-- start of GIVEN DATA --
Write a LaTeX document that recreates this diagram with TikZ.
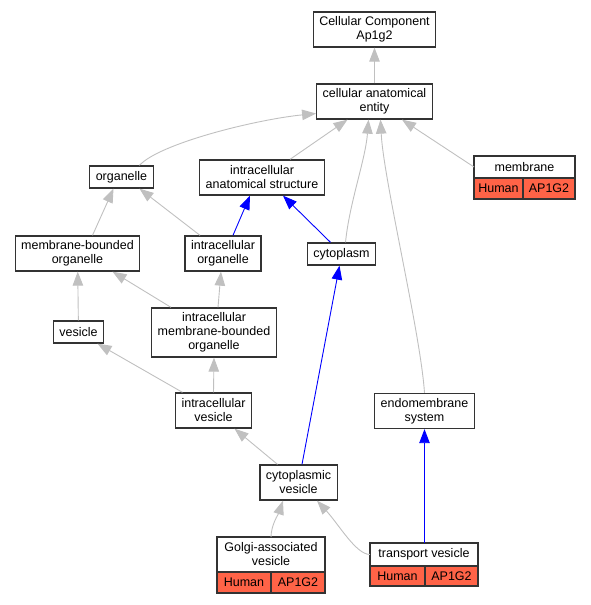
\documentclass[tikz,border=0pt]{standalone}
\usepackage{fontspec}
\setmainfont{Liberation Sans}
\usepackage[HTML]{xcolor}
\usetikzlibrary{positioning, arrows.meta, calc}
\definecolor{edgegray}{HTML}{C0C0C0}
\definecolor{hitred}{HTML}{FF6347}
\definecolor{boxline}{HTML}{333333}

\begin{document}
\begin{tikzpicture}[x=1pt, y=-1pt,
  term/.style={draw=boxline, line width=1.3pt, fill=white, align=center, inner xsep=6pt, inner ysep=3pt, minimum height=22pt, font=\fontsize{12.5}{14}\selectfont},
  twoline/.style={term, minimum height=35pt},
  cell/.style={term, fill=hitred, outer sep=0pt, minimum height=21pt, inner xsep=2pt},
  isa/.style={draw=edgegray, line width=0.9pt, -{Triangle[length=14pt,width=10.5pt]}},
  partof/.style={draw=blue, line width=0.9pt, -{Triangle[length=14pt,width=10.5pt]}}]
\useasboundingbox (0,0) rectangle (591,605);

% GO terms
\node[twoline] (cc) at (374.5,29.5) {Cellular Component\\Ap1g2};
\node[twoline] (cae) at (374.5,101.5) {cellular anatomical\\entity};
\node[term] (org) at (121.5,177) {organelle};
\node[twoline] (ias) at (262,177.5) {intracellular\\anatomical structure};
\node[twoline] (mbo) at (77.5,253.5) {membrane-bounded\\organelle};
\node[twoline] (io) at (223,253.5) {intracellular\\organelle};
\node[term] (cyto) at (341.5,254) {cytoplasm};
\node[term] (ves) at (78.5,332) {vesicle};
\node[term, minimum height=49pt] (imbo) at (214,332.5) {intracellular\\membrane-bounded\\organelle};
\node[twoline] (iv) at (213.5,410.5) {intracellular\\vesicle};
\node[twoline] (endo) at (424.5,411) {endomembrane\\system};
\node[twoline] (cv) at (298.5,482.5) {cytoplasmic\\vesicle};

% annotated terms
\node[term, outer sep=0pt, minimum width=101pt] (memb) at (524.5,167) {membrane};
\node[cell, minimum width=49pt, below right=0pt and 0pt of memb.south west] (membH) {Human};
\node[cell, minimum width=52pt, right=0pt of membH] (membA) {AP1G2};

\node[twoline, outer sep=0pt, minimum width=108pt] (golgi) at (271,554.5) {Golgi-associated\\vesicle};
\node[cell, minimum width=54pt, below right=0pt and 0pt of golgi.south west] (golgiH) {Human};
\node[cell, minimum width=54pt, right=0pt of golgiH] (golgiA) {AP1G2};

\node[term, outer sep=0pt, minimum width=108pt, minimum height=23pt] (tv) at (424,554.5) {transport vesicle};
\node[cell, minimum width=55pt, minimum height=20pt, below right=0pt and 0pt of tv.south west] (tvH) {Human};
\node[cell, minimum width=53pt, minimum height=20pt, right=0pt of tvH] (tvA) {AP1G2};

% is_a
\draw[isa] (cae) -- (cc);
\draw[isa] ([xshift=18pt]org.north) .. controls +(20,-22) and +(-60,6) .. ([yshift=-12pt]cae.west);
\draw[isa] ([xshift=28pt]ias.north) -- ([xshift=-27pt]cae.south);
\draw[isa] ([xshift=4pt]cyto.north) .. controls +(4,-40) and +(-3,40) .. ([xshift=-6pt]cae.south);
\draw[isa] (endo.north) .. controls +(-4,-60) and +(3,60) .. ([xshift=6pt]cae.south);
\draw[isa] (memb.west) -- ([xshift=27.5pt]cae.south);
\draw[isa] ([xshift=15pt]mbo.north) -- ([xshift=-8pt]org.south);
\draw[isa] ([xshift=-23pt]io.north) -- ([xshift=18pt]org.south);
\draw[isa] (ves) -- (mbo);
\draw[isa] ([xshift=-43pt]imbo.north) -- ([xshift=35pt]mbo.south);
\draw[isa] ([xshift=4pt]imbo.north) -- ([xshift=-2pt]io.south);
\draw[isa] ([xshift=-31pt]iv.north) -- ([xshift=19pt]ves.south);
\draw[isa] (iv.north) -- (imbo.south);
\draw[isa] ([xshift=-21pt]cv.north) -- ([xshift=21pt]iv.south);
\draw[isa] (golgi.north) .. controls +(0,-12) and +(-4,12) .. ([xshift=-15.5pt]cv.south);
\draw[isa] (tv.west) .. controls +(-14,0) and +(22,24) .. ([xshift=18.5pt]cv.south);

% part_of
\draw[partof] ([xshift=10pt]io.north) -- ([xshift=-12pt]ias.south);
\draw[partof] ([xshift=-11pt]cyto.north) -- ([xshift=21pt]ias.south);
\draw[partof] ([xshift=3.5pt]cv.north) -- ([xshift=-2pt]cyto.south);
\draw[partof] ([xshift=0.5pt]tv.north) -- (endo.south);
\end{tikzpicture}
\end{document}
-- end of GIVEN DATA --
Make an exact copy of the listing above. Do not include the pictures.

▶ [TASK ANSWER]:
Write a LaTeX document that recreates this diagram with TikZ.
\documentclass[tikz,border=0pt]{standalone}
\usepackage{fontspec}
\setmainfont{Liberation Sans}
\usepackage[HTML]{xcolor}
\usetikzlibrary{positioning, arrows.meta, calc}
\definecolor{edgegray}{HTML}{C0C0C0}
\definecolor{hitred}{HTML}{FF6347}
\definecolor{boxline}{HTML}{333333}

\begin{document}
\begin{tikzpicture}[x=1pt, y=-1pt,
  term/.style={draw=boxline, line width=1.3pt, fill=white, align=center, inner xsep=6pt, inner ysep=3pt, minimum height=22pt, font=\fontsize{12.5}{14}\selectfont},
  twoline/.style={term, minimum height=35pt},
  cell/.style={term, fill=hitred, outer sep=0pt, minimum height=21pt, inner xsep=2pt},
  isa/.style={draw=edgegray, line width=0.9pt, -{Triangle[length=14pt,width=10.5pt]}},
  partof/.style={draw=blue, line width=0.9pt, -{Triangle[length=14pt,width=10.5pt]}}]
\useasboundingbox (0,0) rectangle (591,605);

% GO terms
\node[twoline] (cc) at (374.5,29.5) {Cellular Component\\Ap1g2};
\node[twoline] (cae) at (374.5,101.5) {cellular anatomical\\entity};
\node[term] (org) at (121.5,177) {organelle};
\node[twoline] (ias) at (262,177.5) {intracellular\\anatomical structure};
\node[twoline] (mbo) at (77.5,253.5) {membrane-bounded\\organelle};
\node[twoline] (io) at (223,253.5) {intracellular\\organelle};
\node[term] (cyto) at (341.5,254) {cytoplasm};
\node[term] (ves) at (78.5,332) {vesicle};
\node[term, minimum height=49pt] (imbo) at (214,332.5) {intracellular\\membrane-bounded\\organelle};
\node[twoline] (iv) at (213.5,410.5) {intracellular\\vesicle};
\node[twoline] (endo) at (424.5,411) {endomembrane\\system};
\node[twoline] (cv) at (298.5,482.5) {cytoplasmic\\vesicle};

% annotated terms
\node[term, outer sep=0pt, minimum width=101pt] (memb) at (524.5,167) {membrane};
\node[cell, minimum width=49pt, below right=0pt and 0pt of memb.south west] (membH) {Human};
\node[cell, minimum width=52pt, right=0pt of membH] (membA) {AP1G2};

\node[twoline, outer sep=0pt, minimum width=108pt] (golgi) at (271,554.5) {Golgi-associated\\vesicle};
\node[cell, minimum width=54pt, below right=0pt and 0pt of golgi.south west] (golgiH) {Human};
\node[cell, minimum width=54pt, right=0pt of golgiH] (golgiA) {AP1G2};

\node[term, outer sep=0pt, minimum width=108pt, minimum height=23pt] (tv) at (424,554.5) {transport vesicle};
\node[cell, minimum width=55pt, minimum height=20pt, below right=0pt and 0pt of tv.south west] (tvH) {Human};
\node[cell, minimum width=53pt, minimum height=20pt, right=0pt of tvH] (tvA) {AP1G2};

% is_a
\draw[isa] (cae) -- (cc);
\draw[isa] ([xshift=18pt]org.north) .. controls +(20,-22) and +(-60,6) .. ([yshift=-12pt]cae.west);
\draw[isa] ([xshift=28pt]ias.north) -- ([xshift=-27pt]cae.south);
\draw[isa] ([xshift=4pt]cyto.north) .. controls +(4,-40) and +(-3,40) .. ([xshift=-6pt]cae.south);
\draw[isa] (endo.north) .. controls +(-4,-60) and +(3,60) .. ([xshift=6pt]cae.south);
\draw[isa] (memb.west) -- ([xshift=27.5pt]cae.south);
\draw[isa] ([xshift=15pt]mbo.north) -- ([xshift=-8pt]org.south);
\draw[isa] ([xshift=-23pt]io.north) -- ([xshift=18pt]org.south);
\draw[isa] (ves) -- (mbo);
\draw[isa] ([xshift=-43pt]imbo.north) -- ([xshift=35pt]mbo.south);
\draw[isa] ([xshift=4pt]imbo.north) -- ([xshift=-2pt]io.south);
\draw[isa] ([xshift=-31pt]iv.north) -- ([xshift=19pt]ves.south);
\draw[isa] (iv.north) -- (imbo.south);
\draw[isa] ([xshift=-21pt]cv.north) -- ([xshift=21pt]iv.south);
\draw[isa] (golgi.north) .. controls +(0,-12) and +(-4,12) .. ([xshift=-15.5pt]cv.south);
\draw[isa] (tv.west) .. controls +(-14,0) and +(22,24) .. ([xshift=18.5pt]cv.south);

% part_of
\draw[partof] ([xshift=10pt]io.north) -- ([xshift=-12pt]ias.south);
\draw[partof] ([xshift=-11pt]cyto.north) -- ([xshift=21pt]ias.south);
\draw[partof] ([xshift=3.5pt]cv.north) -- ([xshift=-2pt]cyto.south);
\draw[partof] ([xshift=0.5pt]tv.north) -- (endo.south);
\end{tikzpicture}
\end{document}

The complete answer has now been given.